[Your goal]: Scan the records for the word "this". Copy each line that includes it.

[Data excerpts]:
● ● ● ● ● ● ●

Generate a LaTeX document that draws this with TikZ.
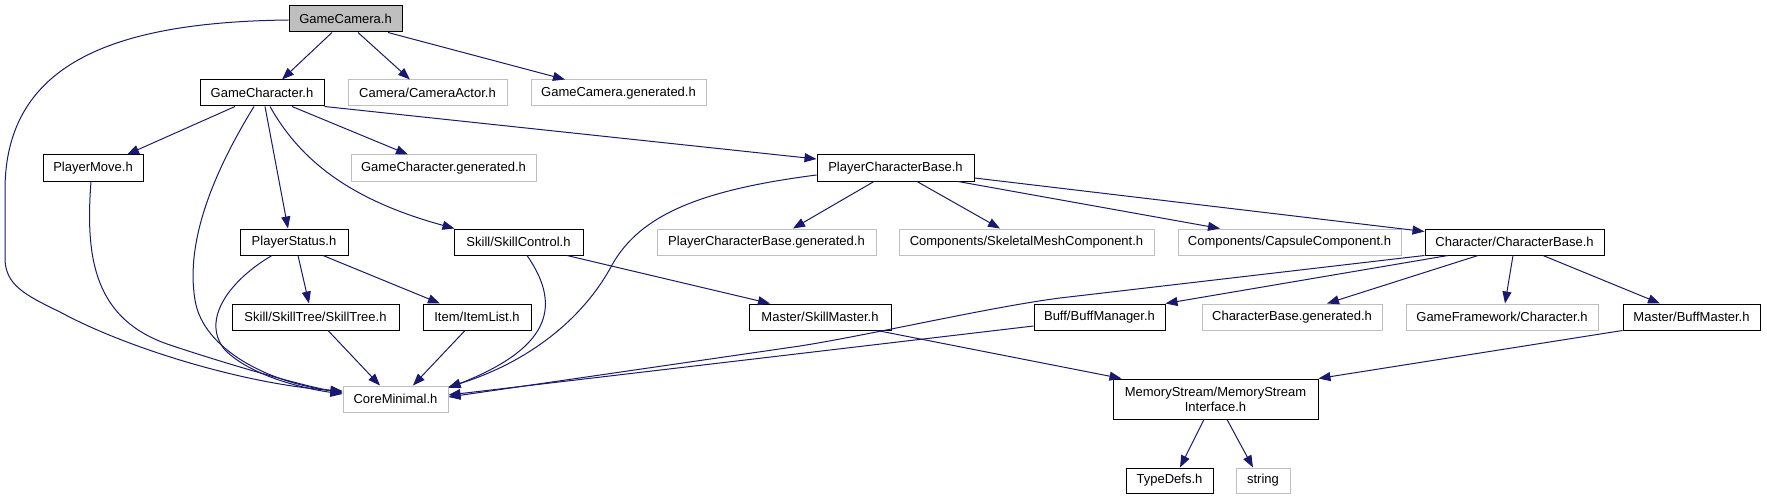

● ● ● ● ● ● ●

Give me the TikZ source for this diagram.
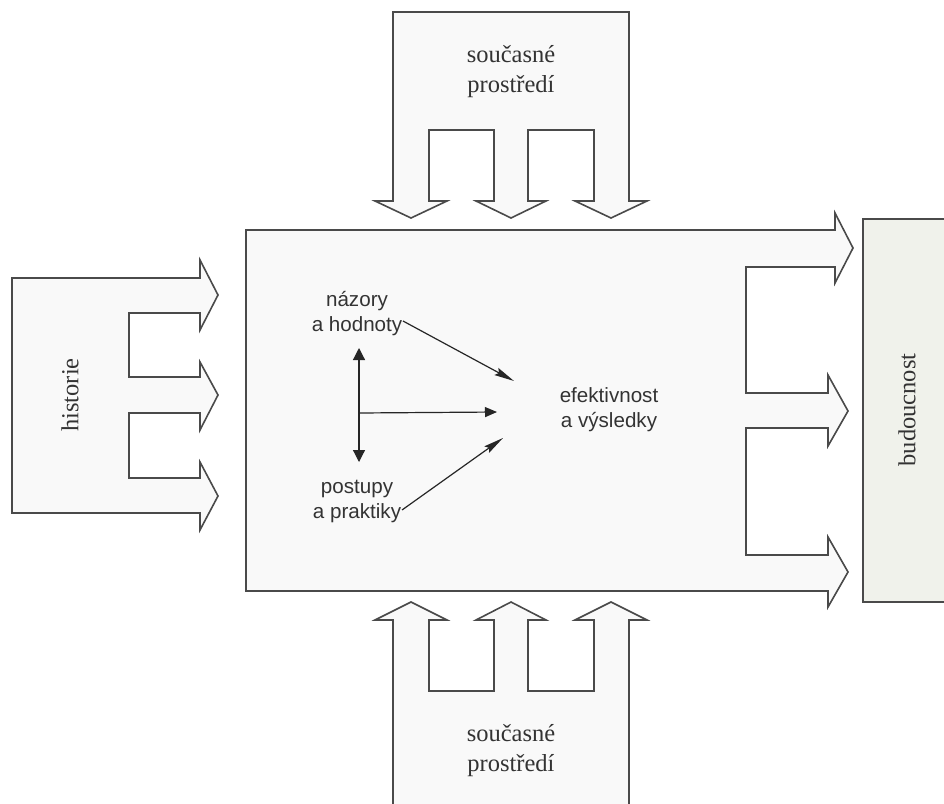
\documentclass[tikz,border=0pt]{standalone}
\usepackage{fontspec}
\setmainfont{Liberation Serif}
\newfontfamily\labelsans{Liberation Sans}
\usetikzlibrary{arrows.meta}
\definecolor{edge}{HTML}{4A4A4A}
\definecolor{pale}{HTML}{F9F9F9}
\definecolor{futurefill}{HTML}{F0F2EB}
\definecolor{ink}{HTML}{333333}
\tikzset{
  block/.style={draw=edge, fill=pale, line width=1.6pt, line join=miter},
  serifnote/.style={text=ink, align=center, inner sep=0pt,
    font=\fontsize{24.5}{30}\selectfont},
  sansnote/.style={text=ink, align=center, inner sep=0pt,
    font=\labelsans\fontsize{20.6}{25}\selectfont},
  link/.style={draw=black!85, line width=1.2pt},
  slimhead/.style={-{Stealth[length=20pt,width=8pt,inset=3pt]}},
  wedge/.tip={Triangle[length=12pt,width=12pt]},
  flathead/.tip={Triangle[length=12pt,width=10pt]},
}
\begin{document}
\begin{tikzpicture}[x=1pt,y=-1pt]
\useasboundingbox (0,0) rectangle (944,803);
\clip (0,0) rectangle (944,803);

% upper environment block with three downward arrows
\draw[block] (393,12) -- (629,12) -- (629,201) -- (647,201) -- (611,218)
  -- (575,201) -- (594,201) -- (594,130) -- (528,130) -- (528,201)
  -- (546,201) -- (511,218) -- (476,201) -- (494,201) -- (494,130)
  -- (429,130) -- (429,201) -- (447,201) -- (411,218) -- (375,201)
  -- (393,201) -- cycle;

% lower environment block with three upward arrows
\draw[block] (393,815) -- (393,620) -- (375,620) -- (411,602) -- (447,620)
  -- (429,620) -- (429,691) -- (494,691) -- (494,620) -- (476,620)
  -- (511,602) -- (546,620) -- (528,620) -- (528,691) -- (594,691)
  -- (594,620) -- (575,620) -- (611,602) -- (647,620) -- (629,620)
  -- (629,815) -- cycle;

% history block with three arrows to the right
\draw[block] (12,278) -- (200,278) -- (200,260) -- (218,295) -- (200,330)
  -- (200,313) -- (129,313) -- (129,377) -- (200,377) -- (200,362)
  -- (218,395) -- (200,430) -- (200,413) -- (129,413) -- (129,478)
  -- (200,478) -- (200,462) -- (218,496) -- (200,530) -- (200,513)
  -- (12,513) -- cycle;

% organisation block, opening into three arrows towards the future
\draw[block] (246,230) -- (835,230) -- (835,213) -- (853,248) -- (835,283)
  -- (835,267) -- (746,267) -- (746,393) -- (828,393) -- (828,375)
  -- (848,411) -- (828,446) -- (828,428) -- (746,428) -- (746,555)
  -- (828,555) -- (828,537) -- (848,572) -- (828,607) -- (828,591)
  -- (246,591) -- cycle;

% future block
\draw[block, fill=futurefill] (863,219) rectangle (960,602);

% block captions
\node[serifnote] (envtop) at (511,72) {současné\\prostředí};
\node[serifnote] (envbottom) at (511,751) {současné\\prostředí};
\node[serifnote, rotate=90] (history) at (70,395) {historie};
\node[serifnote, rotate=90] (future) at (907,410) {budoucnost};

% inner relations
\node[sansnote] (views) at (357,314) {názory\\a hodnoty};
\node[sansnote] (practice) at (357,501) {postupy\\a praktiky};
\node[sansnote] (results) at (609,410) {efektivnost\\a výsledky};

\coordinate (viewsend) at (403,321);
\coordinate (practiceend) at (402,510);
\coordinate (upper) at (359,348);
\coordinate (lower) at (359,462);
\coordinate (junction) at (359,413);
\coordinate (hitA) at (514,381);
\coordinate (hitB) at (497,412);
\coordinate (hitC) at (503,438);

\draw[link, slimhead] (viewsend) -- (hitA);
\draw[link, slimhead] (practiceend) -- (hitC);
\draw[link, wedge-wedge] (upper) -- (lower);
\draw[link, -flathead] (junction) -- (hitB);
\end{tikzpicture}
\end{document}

● ● ● ● ● ● ●

[Written reply]:
Generate a LaTeX document that draws this with TikZ.
Give me the TikZ source for this diagram.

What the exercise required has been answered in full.